* [WRITTEN TASK] Your output is the lines from the first one to the one containing "import seaborn as sns", repeated exactly, with images left out.
_ _ _ _ _ _ _
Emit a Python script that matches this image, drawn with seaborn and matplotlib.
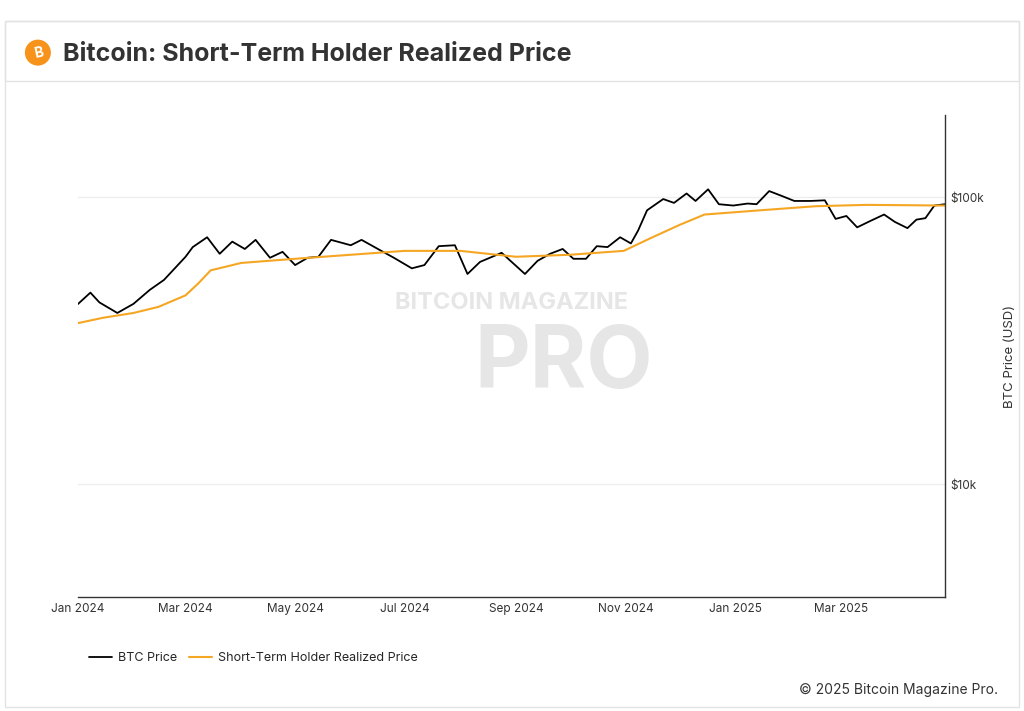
import numpy as np
import pandas as pd
import matplotlib.pyplot as plt
import matplotlib.dates as mdates
import matplotlib.ticker as mticker
from matplotlib.patches import Ellipse, Rectangle
import seaborn as sns

btc_dates = ["2024-01-01", "2024-01-08", "2024-01-13", "2024-01-23", "2024-02-01", "2024-02-10",
             "2024-02-18", "2024-03-01", "2024-03-05", "2024-03-13", "2024-03-20", "2024-03-27",
             "2024-04-03", "2024-04-09", "2024-04-17", "2024-04-24", "2024-05-01", "2024-05-08",
             "2024-05-14", "2024-05-21", "2024-06-01", "2024-06-07", "2024-06-18", "2024-06-25",
             "2024-07-05", "2024-07-12", "2024-07-20", "2024-07-29", "2024-08-05", "2024-08-12",
             "2024-08-24", "2024-09-06", "2024-09-13", "2024-09-20", "2024-09-27", "2024-10-03",
             "2024-10-10", "2024-10-16", "2024-10-22", "2024-10-29", "2024-11-04", "2024-11-08",
             "2024-11-13", "2024-11-22", "2024-11-28", "2024-12-05", "2024-12-10", "2024-12-17",
             "2024-12-23", "2024-12-31", "2025-01-08", "2025-01-13", "2025-01-20", "2025-01-27",
             "2025-02-03", "2025-02-12", "2025-02-20", "2025-02-26", "2025-03-04", "2025-03-10",
             "2025-03-18", "2025-03-25", "2025-03-31", "2025-04-07", "2025-04-12", "2025-04-17",
             "2025-04-22", "2025-04-28"]
btc_price = [42.4, 46.5, 43.0, 39.5, 42.5, 47.5, 51.5, 62.0, 67.0, 72.5, 63.5, 70.0,
             66.0, 71.0, 61.5, 64.5, 58.0, 61.5, 62.0, 71.0, 68.0, 71.0, 65.0, 61.5,
             56.5, 58.0, 67.5, 68.0, 54.0, 59.5, 64.0, 54.0, 60.0, 63.5, 66.0, 61.0,
             61.0, 67.5, 67.0, 72.5, 69.0, 76.5, 90.0, 98.5, 95.5, 103.0, 97.0, 106.5,
             94.5, 93.5, 95.0, 94.5, 105.0, 101.0, 97.0, 97.0, 97.5, 84.0, 86.0, 78.5,
             83.0, 87.0, 82.0, 78.0, 83.5, 84.5, 93.5, 94.5]

sth_dates = ["2024-01-01", "2024-01-15", "2024-02-01", "2024-02-15", "2024-03-01", "2024-03-08",
             "2024-03-15", "2024-04-01", "2024-05-01", "2024-06-01", "2024-07-01", "2024-08-01",
             "2024-09-01", "2024-10-01", "2024-10-31", "2024-11-15", "2024-12-01", "2024-12-15",
             "2025-01-15", "2025-02-15", "2025-03-15", "2025-04-28"]
sth_price = [36.4, 38.0, 39.5, 41.5, 45.5, 50.0, 55.6, 59.0, 61.0, 63.0, 65.0, 65.0,
             62.0, 63.0, 65.0, 72.0, 80.0, 87.0, 90.0, 93.0, 94.0, 93.5]

btc = pd.DataFrame({"date": pd.to_datetime(btc_dates), "price": np.array(btc_price) * 1000})
sth = pd.DataFrame({"date": pd.to_datetime(sth_dates), "price": np.array(sth_price) * 1000})

sns.set_style("white")
plt.rcParams['font.family'] = ['Inter', 'DejaVu Sans']

fig = plt.figure(figsize=(10.24, 7.11), dpi=100)
# header and frame
fig.patches.append(Rectangle((0.005, 0.005), 0.99, 0.965, transform=fig.transFigure,
                             fill=False, edgecolor='#e3e3e3', lw=1))
fig.patches.append(Rectangle((0.005, 0.886), 0.99, 0.084, transform=fig.transFigure,
                             fill=False, edgecolor='#e3e3e3', lw=1))
fig.patches.append(Ellipse((0.037, 0.926), 26 / 1024, 26 / 711, transform=fig.transFigure,
                           facecolor='#f7931a', edgecolor='none'))
fig.text(0.0375, 0.925, "B", color='white', fontsize=10, fontweight='bold',
         ha='center', va='center', rotation=12)
fig.text(0.062, 0.924, "Bitcoin: Short-Term Holder Realized Price", fontsize=18,
         fontweight='bold', color='#333333', va='center')

ax = fig.add_axes([0.076, 0.160, 0.847, 0.678])
sns.lineplot(data=btc, x="date", y="price", ax=ax, color='black', lw=1.3, label="BTC Price")
sns.lineplot(data=sth, x="date", y="price", ax=ax, color='#f5a623', lw=1.5,
             label="Short-Term Holder Realized Price")

ax.set_yscale('log')
ax.set_ylim(4040, 193000)
ax.set_xlim(pd.Timestamp("2024-01-01"), pd.Timestamp("2025-04-28"))
ax.yaxis.tick_right()
ax.yaxis.set_label_position('right')
ax.yaxis.set_major_locator(mticker.FixedLocator([10000, 100000]))
ax.yaxis.set_minor_locator(mticker.NullLocator())
ax.set_yticklabels(["$10k", "$100k"])
ax.grid(axis='y', color='#eeeeee', lw=1)
ax.xaxis.set_major_locator(mdates.MonthLocator(bymonth=[1, 3, 5, 7, 9, 11]))
ax.xaxis.set_major_formatter(mdates.DateFormatter('%b %Y'))
ax.tick_params(labelsize=8.5, colors='#333333', length=0, pad=4)
ax.set_xlabel("")
ax.set_ylabel("BTC Price (USD)", fontsize=9.5, color='#333333', labelpad=14)
for s in ['top', 'left']:
    ax.spines[s].set_visible(False)
for s in ['right', 'bottom']:
    ax.spines[s].set_color('#333333')
    ax.spines[s].set_linewidth(1)

ax.text(0.5, 0.61, "BITCOIN MAGAZINE", transform=ax.transAxes, fontsize=17, fontweight='bold',
        color='#e6e6e6', ha='center', va='center', zorder=0)
ax.text(0.56, 0.48, "PRO", transform=ax.transAxes, fontsize=62, fontweight='bold',
        color='#e6e6e6', ha='center', va='center', zorder=0)

ax.legend(loc='upper left', bbox_to_anchor=(0.0, -0.09), ncol=2, frameon=False,
          fontsize=9, handlelength=1.8, handletextpad=0.5, columnspacing=1.0)
fig.text(0.975, 0.024, "© 2025 Bitcoin Magazine Pro.", fontsize=10, ha='right', color='#333333')

fig.savefig("out.png", dpi=100)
_ _ _ _ _ _ _
* [OUTPUT BELOW]
Emit a Python script that matches this image, drawn with seaborn and matplotlib.
import numpy as np
import pandas as pd
import matplotlib.pyplot as plt
import matplotlib.dates as mdates
import matplotlib.ticker as mticker
from matplotlib.patches import Ellipse, Rectangle
import seaborn as sns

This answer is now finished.